Este é um dos resultados quantificáveis do projeto, segundo o relatório de 2022, mas as perdas dos azulejos históricos e artístico do país são “incalculáveis” e “muito mais vastas na sua forma legal”, alertou a coordenadora do SOS Azulejo, Leonor Sá, em entrevista à agência Lusa.
“Quando as pessoas pensam em delapidação azulejar lembram-se mais dos furtos, mas estou convencida que se pudéssemos fazer uma análise quantitativa e comparativa, as perdas mais substanciais foram as realizadas por via legal do que por meio ilegal”, avaliou.
O azulejo tem 500 anos de produção nacional e ganhou tradição em Portugal na arquitetura, revestindo inúmeras igrejas e palácios nobres, outros edifícios da paisagem urbana do país e nas artes decorativas.
“Os portugueses sempre viveram rodeados de azulejos e não lhes conferiram a importância que têm. Quando os estrangeiros chegam a Portugal ficam absolutamente deslumbrados e assombrados. É um património que não existe na mesma expressão em qualquer outro país”, sublinhou a mentora do projeto, lamentando a atitude negativa de “banalização deste património”.
A arte da azulejaria criou raízes na Península Ibérica trazida pelos árabes, que produziram mosaicos para ornamentar as paredes de palácios e outras habitações. A técnica foi adotada pelos artesãos, que conceberam padrões ao gosto local.
No virar do século XX para o século XXI, e sobretudo a partir dos anos 1980, este património azulejar foi alvo de demolições e remoções um pouco por todo o país.
“Estas perdas eram muito frequentes, e ninguém falava no assunto. Não havia sensibilização. Era um não-tema, uma matéria que não era abordada ou debatida, nem na sociedade civil, nem na academia, ou entre especialistas”, disse à Lusa a conservadora do Museu de Polícia Judiciária (PJ) – Instituto de Polícia Judiciária e Ciências Criminais, em Lisboa.
Foi neste contexto que surgiu o SOS Azulejo, um projeto que procurou ir além da responsabilidade do trabalho das brigadas de obras de arte da PJ – com a missão de investigar os furtos nesta área — para desenvolver a vertente da prevenção criminal e promoção da salvaguarda deste património.
Leonor Sá recordou que, desde que o projeto começou, há 16 anos, até hoje, e sobretudo a seguir à aprovação, em 2017, de legislação no parlamento, “deu-se uma diminuição drástica das demolições e das remoções de azulejos, que passaram de frequentes para casos excecionais, mas que não é possível quantificar exatamente, porque não existem números”.
Antes de conseguir a aprovação de um conjunto de propostas na Assembleia da República, o projeto teve de percorrer um longo caminho que começou pela capital, onde apresentou, em 2011, propostas para incluir a proteção deste património no existente Regulamento Municipal de Urbanização e Edificação de Lisboa (REMUEL).
“Propusemos duas medidas que interditaram a demolição de fachadas azulejadas e a remoção dos azulejos.
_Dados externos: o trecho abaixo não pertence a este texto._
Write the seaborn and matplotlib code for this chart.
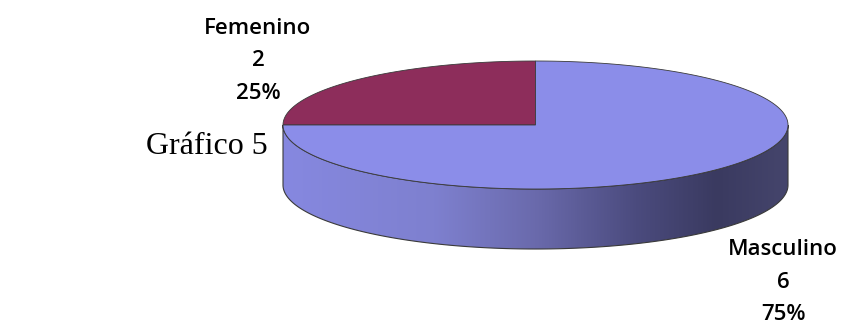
import numpy as np
import matplotlib
matplotlib.use("Agg")
import matplotlib.pyplot as plt
from matplotlib.patches import Polygon
from matplotlib.colors import LinearSegmentedColormap
import seaborn as sns

# datos del gráfico
categorias = ["Femenino", "Masculino"]
valores = [2, 6]
colores = ["#8D2D5B", "#8B8DE9"]
titulo = "Gráfico 5"

sns.set_style("white")
plt.rcParams["font.family"] = ["Open Sans", "DejaVu Sans"]

fig = plt.figure(figsize=(8.43, 3.24), dpi=100)
ax = fig.add_axes([0, 0, 1, 1])

# geometría del pastel 3D (coordenadas tipo pixel, y hacia abajo)
cx, cy = 535.5, 125
rx, ry = 252.5, 64
prof = 60

def elipse(t, dy=0):
    return cx + rx * np.cos(t), cy - ry * np.sin(t) + dy

total = sum(valores)
pct = [v / total for v in valores]

# lateral frontal (todo pertenece a Masculino)
t = np.linspace(np.pi, 2 * np.pi, 300)
xs, ys = elipse(t)
xb, yb = elipse(t[::-1], prof)
lado = Polygon(np.column_stack([np.r_[xs, xb], np.r_[ys, yb]]), closed=True,
               facecolor="none", edgecolor="#3a3a3a", lw=0.8, zorder=3)
ax.add_patch(lado)
cmap = LinearSegmentedColormap.from_list("lado", [
    (0.0, "#8688E0"), (0.3, "#7E80CF"), (0.5, "#6A6AAC"),
    (0.7, "#4B4B7E"), (0.86, "#3A3A60"), (1.0, "#45456C")])
grad = np.linspace(0, 1, 256)[None, :]
img = ax.imshow(grad, cmap=cmap, aspect="auto",
                extent=(cx - rx, cx + rx, cy + ry + prof, cy), zorder=2)
img.set_clip_path(lado)

# tapa superior: rebanadas desde las 12 en sentido antihorario
inicio = np.pi / 2
for nombre, p, col in zip(categorias, pct, colores):
    fin = inicio + 2 * np.pi * p
    tt = np.linspace(inicio, fin, 300)
    ex, ey = elipse(tt)
    ax.fill(np.r_[cx, ex, cx], np.r_[cy, ey, cy], color=col,
            ec="#3a3a3a", lw=0.6, zorder=4)
    inicio = fin

# etiquetas
pos_etq = [(258, 61), (783, 282)]
for nombre, v, p, (lx, ly) in zip(categorias, valores, pct, pos_etq):
    ax.text(lx, ly, f"{nombre}\n{v}\n{p:.0%}", ha="center", va="center",
            fontsize=16, fontweight="semibold", linespacing=1.72,
            color="black", zorder=5)

ax.text(207, 146, titulo, ha="center", va="center", fontsize=23,
        family=["Liberation Serif", "DejaVu Serif"], color="black")

ax.set_xlim(0, 843)
ax.set_ylim(324, 0)
ax.axis("off")

fig.savefig("out.png", dpi=100)
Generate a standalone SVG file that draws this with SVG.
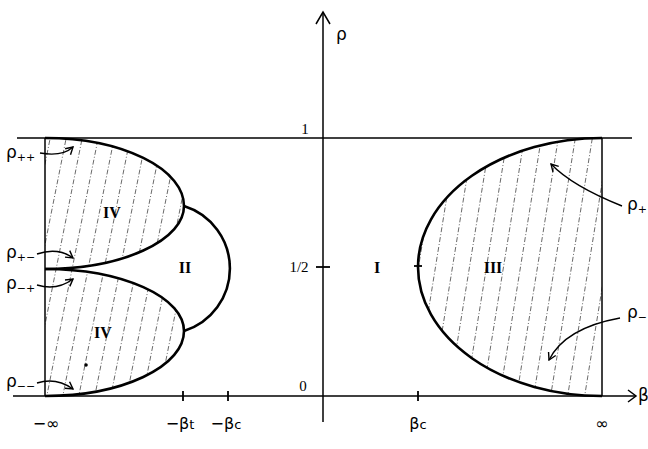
<svg xmlns="http://www.w3.org/2000/svg" width="648" height="449" viewBox="0 0 648 449">
<style>
.ax{stroke:#000;stroke-width:1.5;fill:none}
.cv{stroke:#000;stroke-width:2.6;fill:none}
.tk{stroke:#000;stroke-width:1.8}
.ht{stroke:#444;stroke-width:0.8;stroke-dasharray:5 2 1 2;fill:none}
.ar{stroke:#000;stroke-width:1.4;fill:none}
.rn{font-family:"Liberation Serif",serif;font-weight:bold;font-size:16px;text-anchor:middle}
.nm{font-family:"Liberation Serif",serif;font-size:15px;text-anchor:middle}
.gr{font-family:"DejaVu Sans",sans-serif;font-size:17px}
.sb{font-family:"DejaVu Sans",sans-serif;font-size:11px}
.bl{font-family:"DejaVu Sans",sans-serif;font-size:16px;text-anchor:middle}
</style>
<defs>
<marker id="oa" markerWidth="10" markerHeight="10" refX="9" refY="5" orient="auto" markerUnits="userSpaceOnUse">
<path d="M2,1 L9,5 L2,9" fill="none" stroke="#000" stroke-width="1.4"/>
</marker>
<clipPath id="clL">
<path d="M45,138 A139,68 0 0 1 184,206 A139,63 0 0 1 45,269 A139,62 0 0 1 184,331 A139,65 0 0 1 45,396 Z"/>
</clipPath>
<clipPath id="clR">
<path d="M602,138 A184,129 0 0 0 418,267 A184,129 0 0 0 602,396 Z"/>
</clipPath>
</defs>

<g id="hatching">
<g clip-path="url(#clL)" class="ht">
<line x1="-2" y1="400" x2="51" y2="134"/>
<line x1="14" y1="400" x2="67" y2="134"/>
<line x1="30" y1="400" x2="83" y2="134"/>
<line x1="46" y1="400" x2="99" y2="134"/>
<line x1="62" y1="400" x2="115" y2="134"/>
<line x1="78" y1="400" x2="131" y2="134"/>
<line x1="94" y1="400" x2="147" y2="134"/>
<line x1="110" y1="400" x2="163" y2="134"/>
<line x1="126" y1="400" x2="179" y2="134"/>
<line x1="142" y1="400" x2="195" y2="134"/>
<line x1="158" y1="400" x2="211" y2="134"/>
<line x1="174" y1="400" x2="227" y2="134"/>
</g>
<g clip-path="url(#clR)" class="ht">
<line x1="380" y1="400" x2="423" y2="134"/>
<line x1="397" y1="400" x2="440" y2="134"/>
<line x1="414" y1="400" x2="457" y2="134"/>
<line x1="431" y1="400" x2="474" y2="134"/>
<line x1="448" y1="400" x2="491" y2="134"/>
<line x1="465" y1="400" x2="508" y2="134"/>
<line x1="482" y1="400" x2="525" y2="134"/>
<line x1="499" y1="400" x2="542" y2="134"/>
<line x1="516" y1="400" x2="559" y2="134"/>
<line x1="533" y1="400" x2="576" y2="134"/>
<line x1="550" y1="400" x2="593" y2="134"/>
<line x1="567" y1="400" x2="610" y2="134"/>
<line x1="584" y1="400" x2="627" y2="134"/>
</g>
</g>

<g id="axes">
<line class="ax" x1="13" y1="396" x2="636" y2="396"/>
<path class="ax" d="M628,390 L636,396 L628,402"/>
<line class="ax" x1="323" y1="12" x2="323" y2="422"/>
<path class="ax" d="M316,24 L323,12 L330,24"/>
<line class="ax" x1="17" y1="138" x2="632" y2="138"/>
<line class="ax" x1="45" y1="138" x2="45" y2="396"/>
<line class="ax" x1="602" y1="138" x2="602" y2="396"/>
<line class="tk" x1="316" y1="267" x2="330" y2="267"/>
<line class="tk" x1="183" y1="391" x2="183" y2="401"/>
<line class="tk" x1="228" y1="391" x2="228" y2="401"/>
<line class="tk" x1="418" y1="391" x2="418" y2="401"/>
<line class="tk" x1="230" y1="263" x2="230" y2="271"/>
<line class="tk" x1="414" y1="266" x2="422" y2="266"/>
</g>

<g id="curves">
<path class="cv" d="M45,138 A139,68 0 0 1 184,206 A139,63 0 0 1 45,269"/>
<path class="cv" d="M45,269 A139,62 0 0 1 184,331 A139,65 0 0 1 45,396"/>
<path class="cv" d="M184,206 A65.5,65.5 0 0 1 184,331"/>
<path class="cv" d="M602,138 A184,129 0 0 0 418,267 A184,129 0 0 0 602,396"/>
<circle cx="86" cy="365" r="1.8" fill="#000"/>
</g>

<g id="connectors">
<path class="ar" marker-end="url(#oa)" d="M40,153 Q62,157 73,147"/>
<path class="ar" marker-end="url(#oa)" d="M37,254 Q58,247 73,258"/>
<path class="ar" marker-end="url(#oa)" d="M37,285 Q57,291 73,279"/>
<path class="ar" marker-end="url(#oa)" d="M37,383 Q56,377 73,389"/>
<path class="ar" marker-end="url(#oa)" d="M622,206 Q572,186 551,164"/>
<path class="ar" marker-end="url(#oa)" d="M620,318 Q565,328 549,360"/>
</g>

<g id="labels">
<text class="gr" x="336" y="40">ρ</text>
<text class="gr" x="638" y="401" font-size="13">β</text>
<text class="nm" x="305" y="134">1</text>
<text class="nm" x="299" y="272">1/2</text>
<text class="nm" x="303" y="391">0</text>
<text class="rn" x="112" y="218">IV</text>
<text class="rn" x="103" y="338">IV</text>
<text class="rn" x="185" y="273">II</text>
<text class="rn" x="377" y="273">I</text>
<text class="rn" x="493" y="273">III</text>
<text class="gr" x="6" y="158">ρ<tspan class="sb" dy="3">++</tspan></text>
<text class="gr" x="6" y="258">ρ<tspan class="sb" dy="3">+−</tspan></text>
<text class="gr" x="6" y="289">ρ<tspan class="sb" dy="3">−+</tspan></text>
<text class="gr" x="6" y="387">ρ<tspan class="sb" dy="3">−−</tspan></text>
<text class="gr" x="627" y="210">ρ<tspan class="sb" dy="3">+</tspan></text>
<text class="gr" x="627" y="318">ρ<tspan class="sb" dy="3">−</tspan></text>
<text class="bl" x="46" y="429">−∞</text>
<text class="bl" x="180" y="429">−β<tspan font-size="13">t</tspan></text>
<text class="bl" x="226" y="429">−β<tspan font-size="13">c</tspan></text>
<text class="bl" x="418" y="429">β<tspan font-size="13">c</tspan></text>
<text class="bl" x="602" y="429">∞</text>
</g>
</svg>
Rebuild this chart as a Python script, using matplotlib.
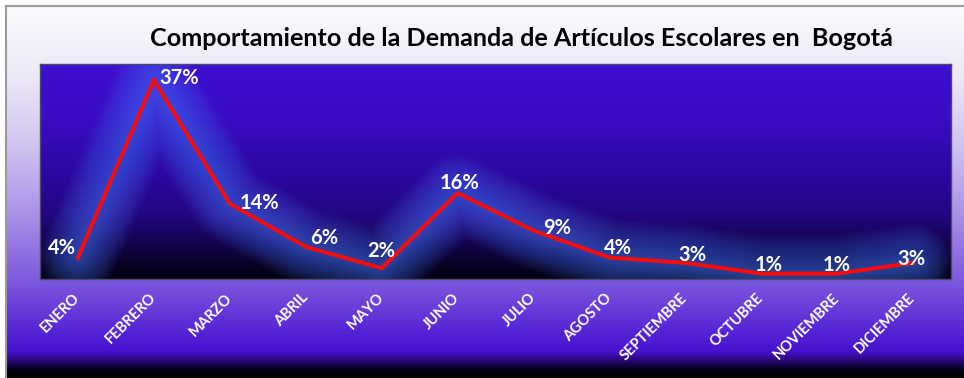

Foi extremamente importante, porque os edifícios até então só eram possíveis de ser protegidos através de classificação, e tinham de ser especiais”, recordou Leonor Sá.
A entrada em vigor do novo REMUEL, em Lisboa, em 2013, fez com que o património azulejar passasse a ser visto como um todo, e todos os seus elementos tivessem de ser protegidos.
“Antes da entrada em vigor desse regulamento, as demolições eram praticamente semanais em Lisboa. Era um massacre”, lamentou a coordenadora do projeto, lembrando que este património azulejar “é absolutamente identitário da cultura portuguesa e nele se pode ler a História de Portugal”.
Um passo seguinte foi – através da parceria com a Associação Nacional de Municípios Portugueses (ANMP), com 300 membros — sensibilizar as autarquias de todo o país para adotar o mesmo regulamento, mas, como “ao longo de três anos pouco ou nada aconteceu”, o SOS Azulejo preparou propostas para apresentar no parlamento a partir de 2015.
Dois anos mais tarde viu concretizado o objetivo da aprovação da lei 79/2017, que interdita a demolição das fachadas azulejadas e remoção de azulejos a nível nacional.
De acordo com a coordenadora do SOS Azulejo, “de um modo geral, e paulatinamente, os municípios têm estado a interiorizar esta sensibilidade, nova maneira de valorizar o património, e a cumprir a lei, mas ainda há uma ou outra exceção”.
“Esta legislação veio estancar a sangria de delapidação azulejar que tinha havido até 2017. No entanto, é preciso continuar a chamar a atenção dos municípios para este património”, reiterou, apontando que não é função do projeto fazer fiscalização, fora do âmbito das suas competências.